Mathematical Biology seminar (contact Erica Rutter)
9:00am-10am in ACS 362C and broadcast via Zoom
Speaker: Akshay Paropkari
Title: Predicting novel transcription factor-target gene interactions in the Candida albicans biofilm network
Abstract: Biofilms are surface-adhered communities of microbial cells that can serve as reservoirs of infection. Candida albicans is a common human fungal pathogen, capable of forming biofilms on biotic and abiotic surfaces. Transcription factors (TFs), defined as sequence specific DNA binding proteins, are important players in regulating transcription during complex developmental processes, such as biofilm formation.
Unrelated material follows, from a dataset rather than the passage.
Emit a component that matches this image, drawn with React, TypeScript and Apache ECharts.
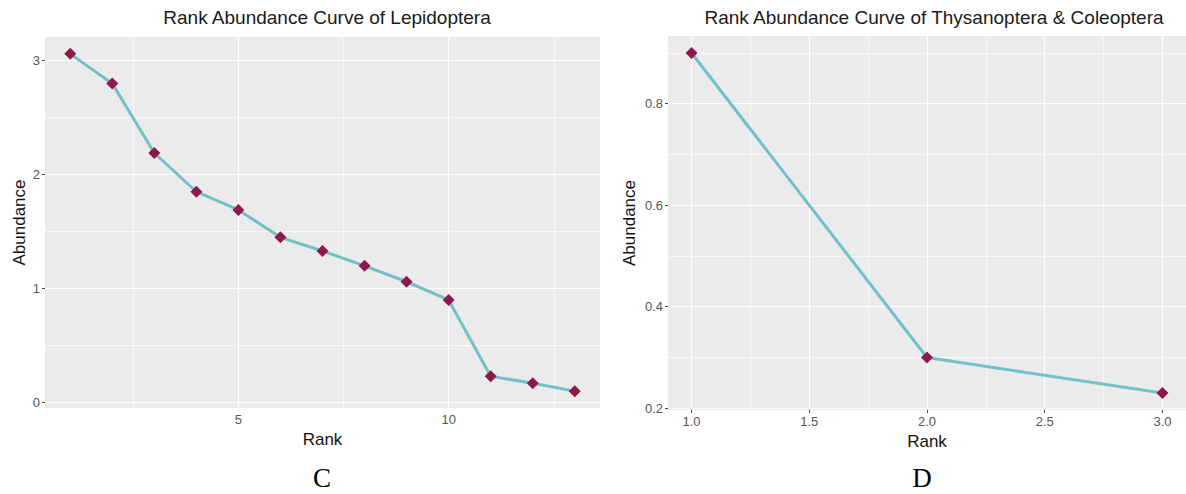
import React, { useEffect, useRef } from "react";
import * as echarts from "echarts";

// Panel C: Lepidoptera
const rankC = [1, 2, 3, 4, 5, 6, 7, 8, 9, 10, 11, 12, 13];
const abundanceC = [3.06, 2.8, 2.19, 1.85, 1.69, 1.45, 1.33, 1.2, 1.06, 0.9, 0.23, 0.17, 0.1];
const xTicksC = [5, 10];
const xMinorC = [2.5, 7.5, 12.5];
const yTicksC = [0, 1, 2, 3];
const yMinorC = [0.5, 1.5, 2.5];

// Panel D: Thysanoptera & Coleoptera
const rankD = [1, 2, 3];
const abundanceD = [0.9, 0.3, 0.23];
const xTicksD = [1, 1.5, 2, 2.5, 3];
const xMinorD = [1.25, 1.75, 2.25, 2.75];
const yTicksD = [0.2, 0.4, 0.6, 0.8];
const yMinorD = [0.3, 0.5, 0.7, 0.9];

const titleC = "Rank Abundance Curve of Lepidoptera";
const titleD = "Rank Abundance Curve of Thysanoptera & Coleoptera";

const LINE_COLOR = "#72C1C9";
const POINT_COLOR = "#8B1A4B";
const PANEL_BG = "#EBEBEB";
const SANS = "'Liberation Sans', Arial, sans-serif";
const SERIF = "'Liberation Serif', 'Times New Roman', serif";

function expand(vals: number[]) {
  const lo = Math.min(...vals);
  const hi = Math.max(...vals);
  const pad = (hi - lo) * 0.05;
  return [lo - pad, hi + pad];
}

function gridLines(idx: number, xMajor: number[], xMinor: number[], yMajor: number[], yMinor: number[]) {
  const mk = (vals: number[], key: string, width: number) =>
    vals.map((v) => ({ [key]: v, lineStyle: { color: "#FFFFFF", width, type: "solid" } }));
  return {
    type: "line",
    xAxisIndex: idx,
    yAxisIndex: idx,
    data: [],
    silent: true,
    z: 1,
    markLine: {
      silent: true,
      z: 1,
      animation: false,
      symbol: ["none", "none"],
      label: { show: false },
      emphasis: { disabled: true },
      data: [
        ...mk(xMinor, "xAxis", 0.6),
        ...mk(yMinor, "yAxis", 0.6),
        ...mk(xMajor, "xAxis", 1.2),
        ...mk(yMajor, "yAxis", 1.2),
      ],
    },
  };
}

export default function App() {
  const ref = useRef<HTMLDivElement>(null);

  useEffect(() => {
    if (!ref.current) return;
    const chart = echarts.init(ref.current, undefined, { renderer: "svg" });

    const [xMinC, xMaxC] = expand(rankC);
    const [yMinC, yMaxC] = expand(abundanceC);
    const [xMinD, xMaxD] = expand(rankD);
    const [yMinD, yMaxD] = expand(abundanceD);

    const tickLabel = { color: "#555555", fontSize: 13, fontFamily: SANS };
    const axisName = { color: "#111111", fontSize: 17, fontFamily: SANS };

    const makeX = (idx: number, min: number, max: number, ticks: number[], fmt: (v: number) => string) => ({
      type: "value",
      gridIndex: idx,
      min,
      max,
      name: "Rank",
      nameLocation: "middle",
      nameGap: 20,
      nameTextStyle: axisName,
      axisLine: { show: false },
      splitLine: { show: false },
      axisTick: { show: true, length: 3, lineStyle: { color: "#444444", width: 1 }, customValues: ticks },
      axisLabel: { ...tickLabel, margin: 5, customValues: ticks, formatter: (v: number) => fmt(v) },
    });
    const makeY = (idx: number, min: number, max: number, ticks: number[], gap: number, fmt: (v: number) => string) => ({
      type: "value",
      gridIndex: idx,
      min,
      max,
      name: "Abundance",
      nameLocation: "middle",
      nameGap: gap,
      nameRotate: 90,
      nameTextStyle: axisName,
      axisLine: { show: false },
      splitLine: { show: false },
      axisTick: { show: true, length: 3, lineStyle: { color: "#444444", width: 1 }, customValues: ticks },
      axisLabel: { ...tickLabel, margin: 5, customValues: ticks, formatter: (v: number) => fmt(v) },
    });

    const dataSeries = (idx: number, xs: number[], ys: number[]) => ({
      type: "line",
      xAxisIndex: idx,
      yAxisIndex: idx,
      data: xs.map((x, i) => [x, ys[i]]),
      z: 3,
      lineStyle: { color: LINE_COLOR, width: 3 },
      symbol: "diamond",
      symbolSize: 12,
      itemStyle: { color: POINT_COLOR },
      showSymbol: true,
      clip: false,
    });

    chart.setOption({
      animation: false,
      backgroundColor: "#FFFFFF",
      title: [
        {
          text: titleC,
          left: 322,
          top: 3,
          textAlign: "center",
          textStyle: { color: "#1A1A1A", fontSize: 19, fontWeight: "normal", fontFamily: SANS },
        },
        {
          text: titleD,
          left: 929,
          top: 3,
          textAlign: "center",
          textStyle: { color: "#1A1A1A", fontSize: 19, fontWeight: "normal", fontFamily: SANS },
        },
      ],
      grid: [
        { left: 45, right: 586, top: 37, bottom: 86, show: true, backgroundColor: PANEL_BG, borderWidth: 0 },
        { left: 668, right: -5, top: 36, bottom: 84, show: true, backgroundColor: PANEL_BG, borderWidth: 0 },
      ],
      xAxis: [
        makeX(0, xMinC, xMaxC, xTicksC, (v) => String(v)),
        makeX(1, xMinD, xMaxD, xTicksD, (v) => v.toFixed(1)),
      ],
      yAxis: [
        makeY(0, yMinC, yMaxC, yTicksC, 17, (v) => String(v)),
        makeY(1, yMinD, yMaxD, yTicksD, 30, (v) => v.toFixed(1)),
      ],
      graphic: [
        {
          type: "text",
          x: 322,
          y: 478,
          style: { text: "C", font: `27px ${SERIF}`, fill: "#000000", align: "center", verticalAlign: "middle" },
        },
        {
          type: "text",
          x: 922,
          y: 478,
          style: { text: "D", font: `27px ${SERIF}`, fill: "#000000", align: "center", verticalAlign: "middle" },
        },
      ],
      series: [
        gridLines(0, xTicksC, xMinorC, yTicksC, yMinorC),
        gridLines(1, xTicksD, xMinorD, yTicksD, yMinorD),
        dataSeries(0, rankC, abundanceC),
        dataSeries(1, rankD, abundanceD),
      ],
    });

    return () => chart.dispose();
  }, []);

  return (
    <div
      ref={ref}
      style={{ position: "absolute", left: 0, top: 0, width: 1186, height: 494 }}
    />
  );
}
The transcriptional network controlling biofilm formation in C. albicans, consisting of six “master” regulators, Bcr1, Brg1, Efg1, Ndt80, Rob1, and Tec1, and 1,007 downstream “target” genes, has been previously elucidated for a mature C. albicans biofilm. However, the roles of these TFs in controlling target gene expression at different stages of biofilm development have yet to be determined. In this study, we use a supervised support vector machine (SVM) classifier and a validated set of TF binding sites (TFBSs), to predict novel TF-target gene interactions temporally over the course of C. albicans biofilm formation. First, target sequences were created using previously identified transcription factor binding site (TFBS) consensus sequences that represent potential binding sites. The number of TFBS consensus sequences for each TF depended on both the number of validated sites as well as the fidelity of the motifs and ranged from a few hundred (for Tec1) to over a million (for Rob1). Second, a feature matrix was built to capture the DNA shape and sequence qualities of each candidate TFBS motif. Next, a positive/true set of potential TFBSs were predicted using a trained SVM classifier based on the feature matrix. The sequence similarity score was the top contributing feature to classify novel TFBSs. Finally, active TF-target gene interactions were identified by correlating TF binding activity with the time-series gene expression data of target genes. Interestingly, Ndt80 and Efg1 are predicted to control the greatest number of target genes at any given stage of biofilm development. Overall, by coupling TFBS sequence and DNA shape information, here we predict novel TFBSs, TF-target gene interactions, and ultimately, entire gene regulatory networks controlling each stage of C. albicans biofilm development.